Your work has so far mainly concerned pure mathematics. What makes its application to other fields, such as computer science or management science, particularly relevant?
What makes these applications relevant is that toposes are not just mathematical objects—they are also frameworks for representing knowledge. They make it possible to model local viewpoints, fragments of information, partial rules, and to understand how these elements can be combined.
In formal computer science, this directly relates to issues of interoperability between logical systems or proof assistants. In management science or the study of innovation, it relates to how organizations combine different perspectives, handle heterogeneous knowledge, and design new solutions under existing constraints.
Classifying toposes, in particular, make it possible to formally capture processes of “preservative creation,” where innovation does not start from scratch but transforms, recombines, or extends existing structures while respecting their core constraints. They make visible the invariants that must be preserved while showing how new configurations can emerge. This opens up applications in modeling innovation processes, analyzing creative organizations, and understanding transitions where the challenge is to innovate without destruction.
In other words, toposes provide a powerful language for thinking about complexity and diversity of perspectives—an issue that extends far beyond mathematics and applies to many domains dealing with rich, distributed, or fragmented systems.
What does this research visit to Mines Paris – PSL represent for you, and what do you hope to develop during it?

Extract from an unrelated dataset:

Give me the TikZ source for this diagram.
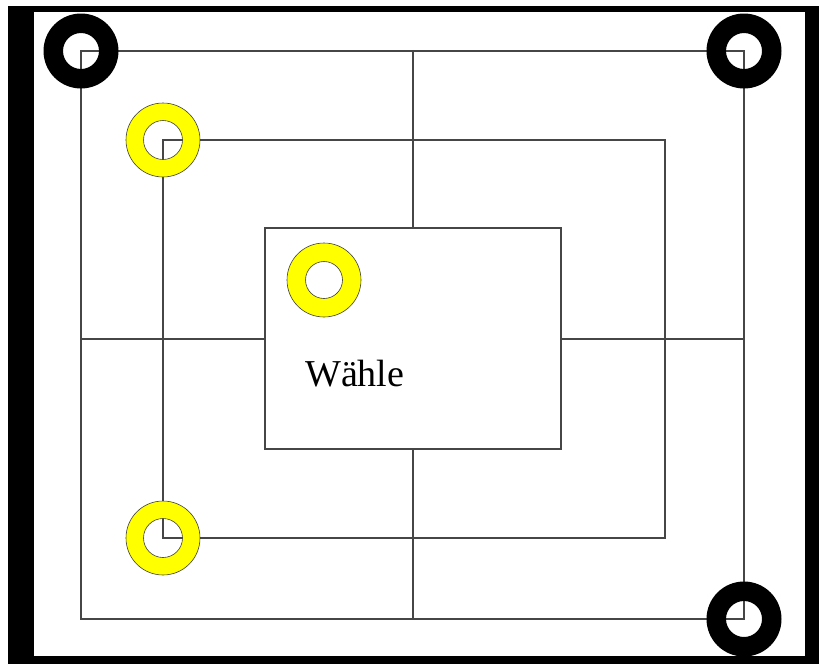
\documentclass[tikz,border=0pt]{standalone}
\usepackage{fontspec}
\setmainfont{Liberation Serif}
\usepackage{tikz}
\usetikzlibrary{positioning}
\definecolor{steingelb}{RGB}{255, 255, 0}
\definecolor{linie}{RGB}{70, 70, 70}

\tikzset{
    brett/.style={draw=linie, line width=1.1pt},
    schwarzring/.style={fill=black, even odd rule},
    gelbring/.style={fill=steingelb, draw=black!75, line width=0.6pt, even odd rule},
}

\begin{document}
\begin{tikzpicture}[x=1pt, y=-1pt]
    \useasboundingbox (0, 0) rectangle (819, 664);

    % Rahmen
    \fill[black] (8, 6) rectangle (819, 664);
    \fill[white] (34, 12) rectangle (805, 656);

    % Ecken der drei Quadrate
    \coordinate (aol) at (81, 51);
    \coordinate (aor) at (744, 51);
    \coordinate (aur) at (744, 619);
    \coordinate (aul) at (81, 619);
    \coordinate (mol) at (163, 140);
    \coordinate (mor) at (665, 140);
    \coordinate (mur) at (665, 538);
    \coordinate (mul) at (163, 538);
    \coordinate (iol) at (265, 228);
    \coordinate (iur) at (561, 449);

    % Linien
    \draw[brett] (aol) rectangle (aur);
    \draw[brett] (mol) rectangle (mur);
    \draw[brett] (iol) rectangle (iur);
    \draw[brett] (aol -| 413, 0) -- (iol -| 413, 0);
    \draw[brett] (iur -| 413, 0) -- (aur -| 413, 0);
    \draw[brett] (aol |- 0, 339) -- (iol |- 0, 339);
    \draw[brett] (iur |- 0, 339) -- (aur |- 0, 339);

    % Steine
    \foreach \p in {aol, aor, aur}
        \fill[schwarzring] (\p) circle (37.5pt) (\p) circle (18pt);
    \foreach \p in {mol, mul}
        \draw[gelbring] (\p) circle (37pt) (\p) circle (19.5pt);
    \coordinate (wahlstein) at (324, 280);
    \draw[gelbring] (wahlstein) circle (37pt) (wahlstein) circle (18.5pt);

    % Text
    \node[anchor=base west, inner sep=0pt, font=\fontsize{38}{40}\selectfont] (wahl) at (305, 386) {Wähle};
\end{tikzpicture}
\end{document}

For me, this visit is an opportunity to engage with researchers working on questions quite different from my own, but facing similar conceptual challenges: how to structure complex knowledge, how to connect viewpoints, and how to explore possibilities.
I hope these exchanges will help identify new areas where topos-theoretic tools can provide concrete contributions, whether in computer science, innovation process modeling, or the study of transitions. Toposes offer a powerful framework for representing systems where multiple perspectives, heterogeneous constraints, and evolving dynamics coexist.
This capability is particularly relevant in emerging fields such as artificial intelligence. In my recent work, I have shown that relative toposes are especially well suited to modeling the stratification of knowledge: they allow different levels of description, their interactions, and transitions between them to be represented. This hierarchical and flexible structure is essential for designing architectures of artificial general intelligence (AGI) capable of navigating diverse environments, integrating multiple viewpoints, and producing new solutions while preserving structural invariants.
I am also convinced that toposes can play an important role in the social sciences. Their ability to articulate diverse perspectives and make explicit the common structures between seemingly unrelated systems makes them a valuable tool for analyzing human organizations, deliberation processes, and forms of cooperation. They could help imagine more refined and inclusive forms of democracy, capable of integrating heterogeneous information, identifying and leveraging essential invariants of the human condition, and fostering more robust collective decision-making.
This approach extends a vision shaped by my work on toposes: building bridges, opening perspectives, and showing that mathematics can engage with other disciplines to illuminate contemporary challenges.